-- start RECORDS FOR THIS TASK --

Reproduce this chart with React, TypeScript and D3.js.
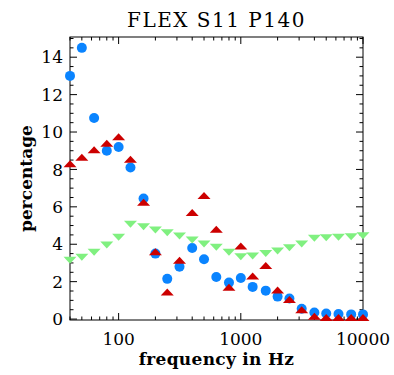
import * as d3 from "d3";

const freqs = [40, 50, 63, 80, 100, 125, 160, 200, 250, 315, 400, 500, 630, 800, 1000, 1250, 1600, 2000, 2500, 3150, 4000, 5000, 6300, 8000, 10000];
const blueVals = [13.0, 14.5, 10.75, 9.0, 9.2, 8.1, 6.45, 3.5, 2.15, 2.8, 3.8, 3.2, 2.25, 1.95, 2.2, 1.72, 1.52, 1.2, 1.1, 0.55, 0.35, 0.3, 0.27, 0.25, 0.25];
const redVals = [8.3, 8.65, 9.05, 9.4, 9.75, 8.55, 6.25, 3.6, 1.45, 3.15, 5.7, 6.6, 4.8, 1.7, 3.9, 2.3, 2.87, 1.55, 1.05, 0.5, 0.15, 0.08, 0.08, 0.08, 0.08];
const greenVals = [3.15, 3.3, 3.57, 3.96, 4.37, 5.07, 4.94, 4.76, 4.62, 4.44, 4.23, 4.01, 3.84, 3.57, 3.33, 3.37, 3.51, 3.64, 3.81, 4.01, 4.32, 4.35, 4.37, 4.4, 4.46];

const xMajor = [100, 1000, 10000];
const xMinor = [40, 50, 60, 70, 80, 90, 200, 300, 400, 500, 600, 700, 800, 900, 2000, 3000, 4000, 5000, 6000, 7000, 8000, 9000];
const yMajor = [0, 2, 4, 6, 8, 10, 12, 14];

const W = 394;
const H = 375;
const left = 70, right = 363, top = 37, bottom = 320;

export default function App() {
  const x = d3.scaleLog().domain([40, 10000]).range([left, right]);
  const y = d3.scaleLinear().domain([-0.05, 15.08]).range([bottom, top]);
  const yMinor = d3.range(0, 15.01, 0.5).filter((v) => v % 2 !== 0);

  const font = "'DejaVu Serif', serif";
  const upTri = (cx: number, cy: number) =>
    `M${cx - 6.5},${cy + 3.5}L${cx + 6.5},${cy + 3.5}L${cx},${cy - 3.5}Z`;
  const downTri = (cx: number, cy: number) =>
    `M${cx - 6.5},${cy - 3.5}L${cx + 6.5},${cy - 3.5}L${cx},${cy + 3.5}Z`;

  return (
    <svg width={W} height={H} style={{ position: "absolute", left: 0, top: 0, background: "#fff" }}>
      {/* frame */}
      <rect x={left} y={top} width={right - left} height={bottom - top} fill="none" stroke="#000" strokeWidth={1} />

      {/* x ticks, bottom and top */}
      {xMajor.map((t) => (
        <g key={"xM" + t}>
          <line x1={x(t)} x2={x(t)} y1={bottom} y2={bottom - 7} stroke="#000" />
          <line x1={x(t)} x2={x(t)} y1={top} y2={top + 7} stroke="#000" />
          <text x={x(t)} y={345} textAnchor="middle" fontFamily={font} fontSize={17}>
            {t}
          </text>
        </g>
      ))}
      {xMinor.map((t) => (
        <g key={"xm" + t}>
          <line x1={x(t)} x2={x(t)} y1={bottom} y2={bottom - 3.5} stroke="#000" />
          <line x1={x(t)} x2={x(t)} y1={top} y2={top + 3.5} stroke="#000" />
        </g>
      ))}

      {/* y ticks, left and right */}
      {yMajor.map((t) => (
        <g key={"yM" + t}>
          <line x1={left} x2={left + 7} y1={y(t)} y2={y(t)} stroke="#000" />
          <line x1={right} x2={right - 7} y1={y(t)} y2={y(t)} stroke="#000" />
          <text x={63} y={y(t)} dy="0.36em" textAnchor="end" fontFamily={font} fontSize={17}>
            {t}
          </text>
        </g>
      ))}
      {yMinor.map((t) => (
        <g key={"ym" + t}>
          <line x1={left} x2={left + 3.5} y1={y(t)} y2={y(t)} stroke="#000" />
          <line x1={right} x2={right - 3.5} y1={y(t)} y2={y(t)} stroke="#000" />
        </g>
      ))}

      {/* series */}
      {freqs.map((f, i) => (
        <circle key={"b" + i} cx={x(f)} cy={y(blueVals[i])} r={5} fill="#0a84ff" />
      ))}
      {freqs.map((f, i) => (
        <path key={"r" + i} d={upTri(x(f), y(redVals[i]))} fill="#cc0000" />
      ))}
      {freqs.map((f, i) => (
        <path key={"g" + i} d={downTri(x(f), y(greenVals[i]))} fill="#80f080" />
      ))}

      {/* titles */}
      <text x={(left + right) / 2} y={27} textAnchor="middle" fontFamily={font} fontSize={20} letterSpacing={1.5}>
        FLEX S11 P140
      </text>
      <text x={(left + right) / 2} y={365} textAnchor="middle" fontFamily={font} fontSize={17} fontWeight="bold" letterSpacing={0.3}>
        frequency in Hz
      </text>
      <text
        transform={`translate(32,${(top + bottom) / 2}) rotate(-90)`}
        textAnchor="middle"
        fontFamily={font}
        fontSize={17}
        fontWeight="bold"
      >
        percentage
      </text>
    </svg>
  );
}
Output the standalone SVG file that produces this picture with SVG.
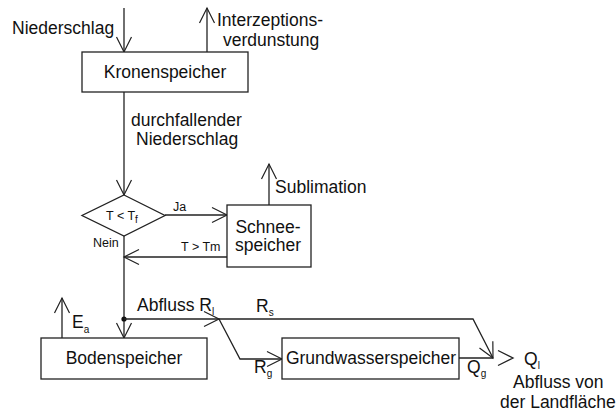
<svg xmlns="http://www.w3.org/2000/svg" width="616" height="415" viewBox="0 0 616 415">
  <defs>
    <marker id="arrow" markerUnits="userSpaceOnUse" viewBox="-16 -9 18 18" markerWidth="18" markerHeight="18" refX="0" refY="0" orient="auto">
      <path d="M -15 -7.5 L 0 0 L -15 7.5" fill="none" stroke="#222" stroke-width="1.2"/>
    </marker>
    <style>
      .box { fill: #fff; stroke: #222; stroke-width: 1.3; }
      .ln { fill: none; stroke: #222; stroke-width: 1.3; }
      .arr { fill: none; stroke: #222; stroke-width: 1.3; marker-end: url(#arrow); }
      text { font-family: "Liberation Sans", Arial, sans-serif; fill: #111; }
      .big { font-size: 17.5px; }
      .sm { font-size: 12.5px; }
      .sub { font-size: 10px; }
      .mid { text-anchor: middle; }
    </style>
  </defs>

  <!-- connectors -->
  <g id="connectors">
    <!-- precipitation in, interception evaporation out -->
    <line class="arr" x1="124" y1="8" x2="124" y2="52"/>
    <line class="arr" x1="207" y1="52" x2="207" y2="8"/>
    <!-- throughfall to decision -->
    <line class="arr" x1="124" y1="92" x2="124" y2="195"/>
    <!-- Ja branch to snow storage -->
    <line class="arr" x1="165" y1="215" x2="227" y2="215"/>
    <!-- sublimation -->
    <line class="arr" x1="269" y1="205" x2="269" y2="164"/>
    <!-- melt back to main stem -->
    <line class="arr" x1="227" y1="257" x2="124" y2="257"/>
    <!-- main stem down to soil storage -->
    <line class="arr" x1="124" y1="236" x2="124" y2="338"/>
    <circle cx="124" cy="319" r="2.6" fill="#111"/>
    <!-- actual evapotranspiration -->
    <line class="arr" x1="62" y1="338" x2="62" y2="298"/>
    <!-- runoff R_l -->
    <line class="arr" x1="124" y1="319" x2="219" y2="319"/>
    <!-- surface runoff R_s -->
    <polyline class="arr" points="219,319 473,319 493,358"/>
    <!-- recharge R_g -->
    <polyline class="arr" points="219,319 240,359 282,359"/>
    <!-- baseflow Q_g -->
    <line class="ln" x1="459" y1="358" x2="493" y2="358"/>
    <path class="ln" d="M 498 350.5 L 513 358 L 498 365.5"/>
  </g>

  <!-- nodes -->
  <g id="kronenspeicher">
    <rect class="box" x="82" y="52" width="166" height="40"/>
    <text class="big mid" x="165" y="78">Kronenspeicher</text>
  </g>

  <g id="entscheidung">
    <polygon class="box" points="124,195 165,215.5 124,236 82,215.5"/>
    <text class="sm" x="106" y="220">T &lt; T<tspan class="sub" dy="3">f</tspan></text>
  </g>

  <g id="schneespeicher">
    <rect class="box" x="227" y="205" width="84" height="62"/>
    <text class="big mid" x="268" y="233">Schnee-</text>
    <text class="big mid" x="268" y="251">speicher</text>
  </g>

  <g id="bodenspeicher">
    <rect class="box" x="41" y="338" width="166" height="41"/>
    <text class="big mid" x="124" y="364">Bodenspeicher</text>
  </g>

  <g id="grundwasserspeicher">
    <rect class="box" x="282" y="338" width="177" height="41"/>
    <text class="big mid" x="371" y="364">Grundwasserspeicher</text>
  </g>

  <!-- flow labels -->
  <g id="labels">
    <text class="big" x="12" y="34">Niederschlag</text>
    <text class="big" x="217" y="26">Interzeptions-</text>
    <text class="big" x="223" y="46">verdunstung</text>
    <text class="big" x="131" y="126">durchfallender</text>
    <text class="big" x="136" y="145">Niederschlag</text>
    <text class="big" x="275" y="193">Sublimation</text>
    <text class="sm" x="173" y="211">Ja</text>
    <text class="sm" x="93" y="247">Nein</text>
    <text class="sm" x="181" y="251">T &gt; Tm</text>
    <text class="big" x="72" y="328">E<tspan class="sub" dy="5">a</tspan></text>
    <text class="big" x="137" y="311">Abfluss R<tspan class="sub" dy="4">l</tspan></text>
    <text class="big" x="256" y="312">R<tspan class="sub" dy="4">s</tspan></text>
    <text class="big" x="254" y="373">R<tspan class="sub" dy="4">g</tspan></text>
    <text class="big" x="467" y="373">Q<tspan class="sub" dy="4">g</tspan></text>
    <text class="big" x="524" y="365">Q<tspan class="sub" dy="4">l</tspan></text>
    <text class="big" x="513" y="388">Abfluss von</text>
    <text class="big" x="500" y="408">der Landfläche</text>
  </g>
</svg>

-- end RECORDS FOR THIS TASK --

Copy only the part of the records that runs from the first line to the line with "import * as", ends included, leaving pictures out.

THE REPLY:
Reproduce this chart with React, TypeScript and D3.js.
import * as d3 from "d3";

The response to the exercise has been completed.